Copyright 2019 Library Journal, LLC Used with permission.



Publisher's Weekly

December 9, 2019
Schaitkin’s unsettling debut plays with the conventions of the romantic thriller to comment on the uneasy relationship between working-class residents of a fictional island in the Caribbean and the wealthy American tourists who visit it. In 1995, a couple from a New York City suburb and their two daughters, adventurous college freshman Alison and cautious seven-year-old Claire, visit a resort on the island. Alison flirts with two workers at the resort, Clive and Edwin, and takes off with them nightly without her parents’ knowledge to visit a local club, where she dances, drinks, and gets high. One night, she doesn’t return, and her body is soon found on a nearby island. Though suspicion falls on Clive and Edwin, they are not charged with any crime. In present-day N.Y.C., Claire, who narrates much of the novel, recognizes Clive, now a cab driver, from the back seat of his taxi. Obsessed with learning what happened to Alison, she stalks him while neglecting her work and friends. As Claire embeds herself in Clive’s life, he grows increasingly wary, until he finally snaps and reveals what he knows about the final night of Alison’s life. As the novel gradually shifts to Clive’s point of view, Schaitkin subverts the other characters’ assumptions about the lives and intentions of strangers. This is a smart page-turner, both thought-provoking and effortlessly entertaining. Agent: Henry Dunlow, Dunlow, Carlson & Lerner Literary Agency.



Kirkus

December 15, 2019
The death of a teenage vacationer on a fictional Caribbean island reverberates through many lives, particularly those of her 7-year-old sister and one of the workers at the resort. "Look. A girl is walking down the sand....As she walks, heads turn--young men, openly; older men, more subtly; older women, longingly....This is Alison." A dangerous froth of sexual tension escalates around Alison Thomas, visiting Saint X from the wealthy New York suburbs with her parents and little sister, Claire.

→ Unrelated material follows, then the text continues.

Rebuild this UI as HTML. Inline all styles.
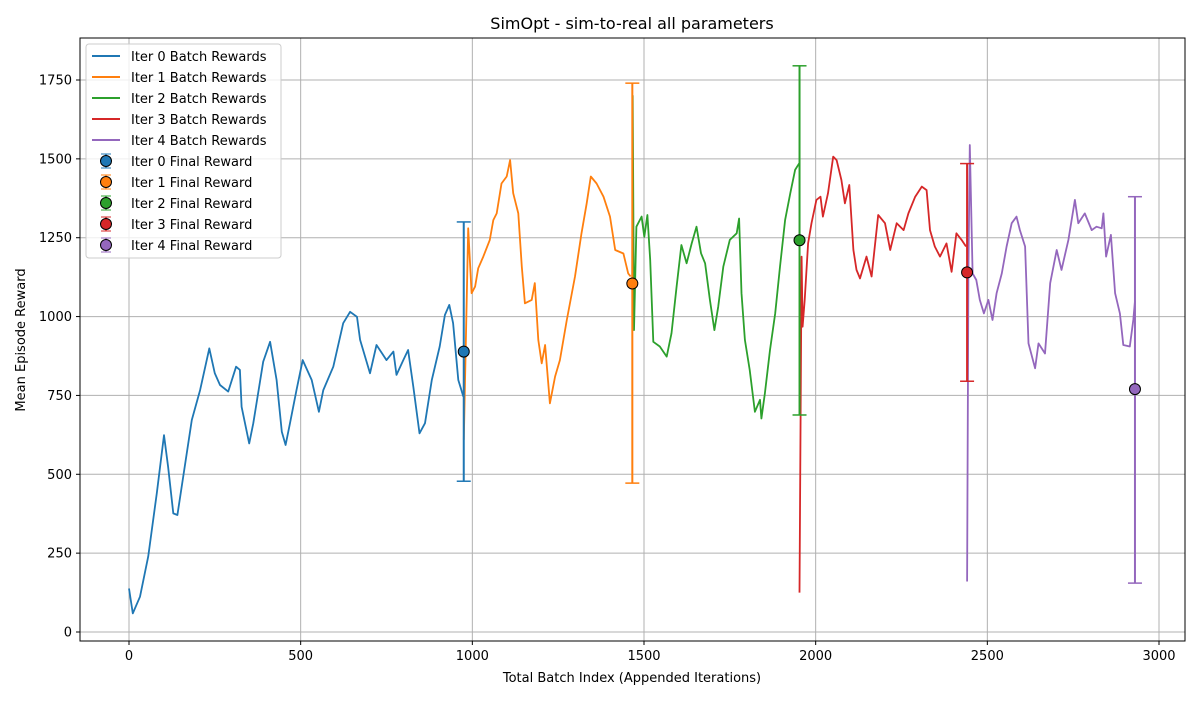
<!DOCTYPE html>
<html><head><meta charset="utf-8"><style>
body{margin:0;background:#fff;font-family:"Liberation Sans","DejaVu Sans",sans-serif}
svg text{font-family:"DejaVu Sans","Liberation Sans",sans-serif}
</style></head><body>
<svg id="chart" width="1200" height="700" xmlns="http://www.w3.org/2000/svg">
<rect width="1200" height="700" fill="#fff"/>
<g id="grid"></g>
<g id="series"></g>
<g id="finals"></g>
<rect x="80" y="38" width="1105" height="603" fill="none" stroke="#000" stroke-width="1"/>
<g id="axes"></g>
<text x="632" y="29" font-size="16" text-anchor="middle">SimOpt - sim-to-real all parameters</text>
<text x="632" y="682" font-size="13" text-anchor="middle">Total Batch Index (Appended Iterations)</text>
<text x="25" y="340" font-size="13" text-anchor="middle" transform="rotate(-90 25 340)">Mean Episode Reward</text>
<g id="legend"></g>
</svg>
<script>
const xTicks=[0,500,1000,1500,2000,2500,3000];
const yTicks=[0,250,500,750,1000,1250,1500,1750];
const seriesNames=["Iter 0","Iter 1","Iter 2","Iter 3","Iter 4"];
const colors=["#1f77b4","#ff7f0e","#2ca02c","#d62728","#9467bd"];
const s0x=[0,11,32,56,81,102,114,129,141,158,183,207,234,250,265,289,312,323,328,350,362,391,411,430,445,456,469,488,506,532,553,566,595,624,644,664,673,702,721,750,770,779,799,813,828,846,862,882,905,920,933,944,959,974];
const s0y=[138,59,112,239,440,624,524,376,371,492,672,767,899,820,783,762,841,831,714,598,662,857,920,799,635,593,662,767,862,799,698,767,841,979,1015,999,926,820,910,862,889,815,862,894,778,630,662,799,905,1005,1037,979,799,746];
const s1x=[975,988,998,1008,1017,1032,1051,1061,1071,1085,1100,1110,1119,1134,1144,1153,1173,1182,1192,1202,1212,1226,1241,1255,1275,1299,1318,1333,1345,1362,1382,1401,1416,1440,1454,1461];
const s1y=[609,1280,1074,1095,1153,1190,1243,1306,1327,1422,1444,1496,1391,1327,1158,1042,1053,1106,926,852,910,725,810,862,989,1127,1264,1359,1444,1422,1380,1317,1211,1200,1137,1127];
const s2x=[1466,1467,1471,1478,1493,1501,1510,1518,1527,1546,1566,1580,1595,1609,1624,1639,1653,1666,1678,1692,1705,1716,1731,1750,1770,1777,1784,1794,1808,1823,1838,1842,1852,1867,1882,1896,1911,1926,1940,1952];
const s2y=[1127,1700,957,1285,1317,1253,1322,1179,920,905,873,947,1095,1227,1169,1232,1285,1201,1169,1053,957,1031,1158,1243,1264,1311,1074,926,831,698,736,677,757,894,1010,1158,1306,1391,1465,1486];
const s3x=[1953,1959,1962,1968,1978,1988,2002,2014,2021,2036,2051,2061,2075,2085,2098,2110,2119,2129,2148,2163,2182,2202,2217,2236,2256,2270,2290,2309,2323,2333,2347,2362,2381,2396,2410,2425,2438];
const s3y=[125,1190,968,1053,1232,1296,1370,1380,1317,1391,1507,1496,1433,1359,1417,1211,1148,1121,1190,1127,1322,1296,1211,1296,1274,1327,1380,1412,1401,1274,1222,1190,1232,1142,1264,1243,1222];
const s4x=[2441,2445,2449,2457,2468,2478,2490,2503,2515,2527,2542,2556,2571,2585,2595,2610,2620,2639,2649,2668,2683,2702,2716,2736,2755,2765,2784,2804,2818,2833,2838,2846,2860,2872,2886,2896,2915,2925,2930];
const s4y=[160,1137,1544,1137,1116,1053,1010,1053,989,1074,1137,1222,1296,1317,1274,1222,915,836,915,883,1106,1211,1148,1243,1370,1296,1327,1274,1285,1280,1327,1190,1259,1074,1010,910,905,989,1050];
const finalX=[975,1466,1953,2441,2930];
const finalY=[889,1105,1242,1140,770];
const errLow=[478,472,688,795,155];
const errHigh=[1300,1740,1795,1485,1380];

const NS="http://www.w3.org/2000/svg";
const X=v=>129+v*(1030/3000);
const Y=v=>632-v*(552/1750);
function mk(tag,attrs,parent){const e=document.createElementNS(NS,tag);for(const k in attrs)e.setAttribute(k,attrs[k]);parent.appendChild(e);return e;}
const grid=document.getElementById('grid'),axes=document.getElementById('axes');
xTicks.forEach(t=>{
  const l=mk('line',{x1:X(t),x2:X(t),y1:38,y2:641,stroke:'#b0b0b0','stroke-width':1},grid);
  
  
  mk('line',{x1:X(t),x2:X(t),y1:641,y2:645,stroke:'#000'},axes);
  const tx=mk('text',{x:X(t),y:660,'font-size':13,'text-anchor':'middle'},axes);tx.textContent=t;
  
  
});
yTicks.forEach(t=>{
  const l=mk('line',{x1:80,x2:1185,y1:Y(t),y2:Y(t),stroke:'#b0b0b0','stroke-width':1},grid);
  
  
  mk('line',{x1:76,x2:80,y1:Y(t),y2:Y(t),stroke:'#000'},axes);
  const tx=mk('text',{x:72,y:Y(t)+4.5,'font-size':13,'text-anchor':'end'},axes);tx.textContent=t;
  
  
});
const SX=[s0x,s1x,s2x,s3x,s4x],SY=[s0y,s1y,s2y,s3y,s4y];
const sg=document.getElementById('series');
SX.forEach((xs,i)=>{
  const pts=xs.map((x,j)=>X(x).toFixed(1)+','+Y(SY[i][j]).toFixed(1)).join(' ');
  const p=mk('polyline',{points:pts,fill:'none',stroke:colors[i],'stroke-width':1.8,'stroke-linejoin':'round'},sg);
  
  
});
const fg=document.getElementById('finals');
finalX.forEach((x,i)=>{
  const g=mk('g',{},fg);
  
  
  const cx=X(x);
  mk('line',{x1:cx,x2:cx,y1:Y(errLow[i]),y2:Y(errHigh[i]),stroke:colors[i],'stroke-width':2},g);
  mk('line',{x1:cx-7,x2:cx+7,y1:Y(errLow[i]),y2:Y(errLow[i]),stroke:colors[i],'stroke-width':1.5},g);
  mk('line',{x1:cx-7,x2:cx+7,y1:Y(errHigh[i]),y2:Y(errHigh[i]),stroke:colors[i],'stroke-width':1.5},g);
  mk('circle',{cx:cx,cy:Y(finalY[i]),r:5.5,fill:colors[i],stroke:'#000','stroke-width':1},g);
});
const lg=document.getElementById('legend');
mk('rect',{x:86,y:44,width:195,height:214,rx:3,fill:'#fff','fill-opacity':0.8,stroke:'#ccc'},lg);
seriesNames.forEach((n,i)=>{
  const y=56+i*21;
  const e=mk('g',{},lg);
  
  
  mk('line',{x1:92,x2:120,y1:y,y2:y,stroke:colors[i],'stroke-width':2},e);
  const t=mk('text',{x:131,y:y+5,'font-size':13},e);t.textContent=n+' Batch Rewards';
});
seriesNames.forEach((n,i)=>{
  const y=161+i*21;
  const e=mk('g',{},lg);
  
  
  mk('line',{x1:106,x2:106,y1:y-7,y2:y+7,stroke:colors[i],'stroke-width':1.5},e);
  mk('line',{x1:101,x2:111,y1:y-7,y2:y-7,stroke:colors[i],'stroke-width':1},e);
  mk('line',{x1:101,x2:111,y1:y+7,y2:y+7,stroke:colors[i],'stroke-width':1},e);
  mk('circle',{cx:106,cy:y,r:5.5,fill:colors[i],stroke:'#000','stroke-width':1},e);
  const t=mk('text',{x:131,y:y+5,'font-size':13},e);t.textContent=n+' Final Reward';
});
</script>
</body></html>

Schaitkin evokes her fictional resort with sureness--"the long drive lined with perfectly vertical palm trees," "the beach where lounge chairs are arranged in a parabola," the scents of "frangipani and coconut sunscreen and the mild saline of equatorial ocean." After the disaster, the focus shifts to Claire, who changes her name to Emily after her bereaved family moves to California but never escapes the shadow of the event. "I knew the exact day I outlived Alison. Eighteen years, three months, twelve days." When she moves back East for a publishing job in New York City, she crosses paths with one of the resort employees her sister was partying with the night she died. These men were exonerated in the matter of Alison's death, but Clive Richardson was arrested for selling pot in the process; after prison, his life is so devastated that he immigrates to Manhattan. After Emily gets in Clive's taxicab, her obsessive desire to know more about her sister's death--which, by now, the reader fully shares--consumes her life. The complex point of view, shifting among an omniscient narrator, Emily's perspective in first person, Clive's immigrant story in close third, plus brief testimonies from myriad minor characters, works brilliantly. Just as impressive are Schaitkin's unflinching examinations of the roles of race, privilege, and human nature in the long-unfolding tragedy. Setting the story in a fictional place, collaged and verbally photoshopped from real Caribbean settings, is daring, but this writer is fearless, and her gamble pays off. This killer debut is both a thriller with a vivid setting and an insightful study of race, class, and obsession.